# Exercise requirements
Write out the data below in full, unchanged, minus the images.

# Recorded information
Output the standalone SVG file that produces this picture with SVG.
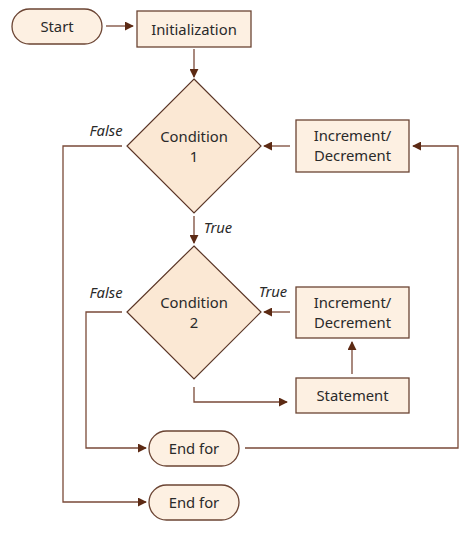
<svg xmlns="http://www.w3.org/2000/svg" width="474" height="539" viewBox="0 0 474 539">
<style>
.n{fill:#fdf0e2;stroke:#6b4433;stroke-width:1.3}
.d{fill:#fbe8d4;stroke:#5a3526;stroke-width:1.2}
.t{font-family:"Noto Sans","Open Sans",sans-serif;font-size:14.8px;fill:#2a2a2a;text-anchor:middle}
.l{font-family:"Noto Sans","Open Sans",sans-serif;font-size:14.8px;font-style:italic;fill:#2a2a2a;text-anchor:middle}
.c{fill:none;stroke:#7a4a38;stroke-width:1.3}
</style>
<defs>
<marker id="a" viewBox="0 0 10 10" refX="9" refY="5" markerWidth="9" markerHeight="9" markerUnits="userSpaceOnUse" orient="auto">
<path d="M0,0 L10,5 L0,10 Z" fill="#5c2a14"/>
</marker>
</defs>
<rect width="474" height="539" fill="#ffffff"/>
<g id="connectors">
<line class="c" x1="106" y1="26" x2="133" y2="26" marker-end="url(#a)"/>
<line class="c" x1="194" y1="49" x2="194" y2="77" marker-end="url(#a)"/>
<line class="c" x1="290" y1="146" x2="264" y2="146" marker-end="url(#a)"/>
<polyline class="c" points="245,448 458,448 458,146 413,146" marker-end="url(#a)"/>
<polyline class="c" points="122,146 63,146 63,502 146,502" marker-end="url(#a)"/>
<line class="c" x1="194" y1="216" x2="194" y2="243" marker-end="url(#a)"/>
<line class="c" x1="290" y1="312" x2="264" y2="312" marker-end="url(#a)"/>
<line class="c" x1="352" y1="374" x2="352" y2="342" marker-end="url(#a)"/>
<polyline class="c" points="194,387 194,402 287,402" marker-end="url(#a)"/>
<polyline class="c" points="122,312 86,312 86,448 146,448" marker-end="url(#a)"/>
<text class="l" x="106" y="136">False</text>
<text class="l" x="218" y="233">True</text>
<text class="l" x="106" y="298">False</text>
<text class="l" x="273" y="297">True</text>
</g>
<g id="start">
<rect class="n" x="12" y="9" width="90" height="35" rx="17.5"/>
<text class="t" x="57" y="31.5">Start</text>
</g>
<g id="init">
<rect class="n" x="137" y="11" width="114" height="36"/>
<text class="t" x="194" y="34.5">Initialization</text>
</g>
<g id="cond1">
<polygon class="d" points="194,79 261,146 194,213 127,146"/>
<text class="t" x="194" y="142">Condition</text>
<text class="t" x="194" y="162">1</text>
</g>
<g id="incdec1">
<rect class="n" x="296" y="120" width="113" height="52"/>
<text class="t" x="352.5" y="141">Increment/</text>
<text class="t" x="352.5" y="161">Decrement</text>
</g>
<g id="cond2">
<polygon class="d" points="194,246 261,312 194,379 127,312"/>
<text class="t" x="194" y="308">Condition</text>
<text class="t" x="194" y="328">2</text>
</g>
<g id="incdec2">
<rect class="n" x="296" y="287" width="113" height="51"/>
<text class="t" x="352.5" y="308">Increment/</text>
<text class="t" x="352.5" y="328">Decrement</text>
</g>
<g id="statement">
<rect class="n" x="296" y="378" width="113" height="35"/>
<text class="t" x="352.5" y="400.5">Statement</text>
</g>
<g id="endfor1">
<rect class="n" x="149" y="431" width="90" height="35" rx="17.5"/>
<text class="t" x="194" y="453.5">End for</text>
</g>
<g id="endfor2">
<rect class="n" x="149" y="485" width="90" height="35" rx="17.5"/>
<text class="t" x="194" y="507.5">End for</text>
</g>
</svg>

# Response
Output the standalone SVG file that produces this picture with SVG.
<svg xmlns="http://www.w3.org/2000/svg" width="474" height="539" viewBox="0 0 474 539">
<style>
.n{fill:#fdf0e2;stroke:#6b4433;stroke-width:1.3}
.d{fill:#fbe8d4;stroke:#5a3526;stroke-width:1.2}
.t{font-family:"Noto Sans","Open Sans",sans-serif;font-size:14.8px;fill:#2a2a2a;text-anchor:middle}
.l{font-family:"Noto Sans","Open Sans",sans-serif;font-size:14.8px;font-style:italic;fill:#2a2a2a;text-anchor:middle}
.c{fill:none;stroke:#7a4a38;stroke-width:1.3}
</style>
<defs>
<marker id="a" viewBox="0 0 10 10" refX="9" refY="5" markerWidth="9" markerHeight="9" markerUnits="userSpaceOnUse" orient="auto">
<path d="M0,0 L10,5 L0,10 Z" fill="#5c2a14"/>
</marker>
</defs>
<rect width="474" height="539" fill="#ffffff"/>
<g id="connectors">
<line class="c" x1="106" y1="26" x2="133" y2="26" marker-end="url(#a)"/>
<line class="c" x1="194" y1="49" x2="194" y2="77" marker-end="url(#a)"/>
<line class="c" x1="290" y1="146" x2="264" y2="146" marker-end="url(#a)"/>
<polyline class="c" points="245,448 458,448 458,146 413,146" marker-end="url(#a)"/>
<polyline class="c" points="122,146 63,146 63,502 146,502" marker-end="url(#a)"/>
<line class="c" x1="194" y1="216" x2="194" y2="243" marker-end="url(#a)"/>
<line class="c" x1="290" y1="312" x2="264" y2="312" marker-end="url(#a)"/>
<line class="c" x1="352" y1="374" x2="352" y2="342" marker-end="url(#a)"/>
<polyline class="c" points="194,387 194,402 287,402" marker-end="url(#a)"/>
<polyline class="c" points="122,312 86,312 86,448 146,448" marker-end="url(#a)"/>
<text class="l" x="106" y="136">False</text>
<text class="l" x="218" y="233">True</text>
<text class="l" x="106" y="298">False</text>
<text class="l" x="273" y="297">True</text>
</g>
<g id="start">
<rect class="n" x="12" y="9" width="90" height="35" rx="17.5"/>
<text class="t" x="57" y="31.5">Start</text>
</g>
<g id="init">
<rect class="n" x="137" y="11" width="114" height="36"/>
<text class="t" x="194" y="34.5">Initialization</text>
</g>
<g id="cond1">
<polygon class="d" points="194,79 261,146 194,213 127,146"/>
<text class="t" x="194" y="142">Condition</text>
<text class="t" x="194" y="162">1</text>
</g>
<g id="incdec1">
<rect class="n" x="296" y="120" width="113" height="52"/>
<text class="t" x="352.5" y="141">Increment/</text>
<text class="t" x="352.5" y="161">Decrement</text>
</g>
<g id="cond2">
<polygon class="d" points="194,246 261,312 194,379 127,312"/>
<text class="t" x="194" y="308">Condition</text>
<text class="t" x="194" y="328">2</text>
</g>
<g id="incdec2">
<rect class="n" x="296" y="287" width="113" height="51"/>
<text class="t" x="352.5" y="308">Increment/</text>
<text class="t" x="352.5" y="328">Decrement</text>
</g>
<g id="statement">
<rect class="n" x="296" y="378" width="113" height="35"/>
<text class="t" x="352.5" y="400.5">Statement</text>
</g>
<g id="endfor1">
<rect class="n" x="149" y="431" width="90" height="35" rx="17.5"/>
<text class="t" x="194" y="453.5">End for</text>
</g>
<g id="endfor2">
<rect class="n" x="149" y="485" width="90" height="35" rx="17.5"/>
<text class="t" x="194" y="507.5">End for</text>
</g>
</svg>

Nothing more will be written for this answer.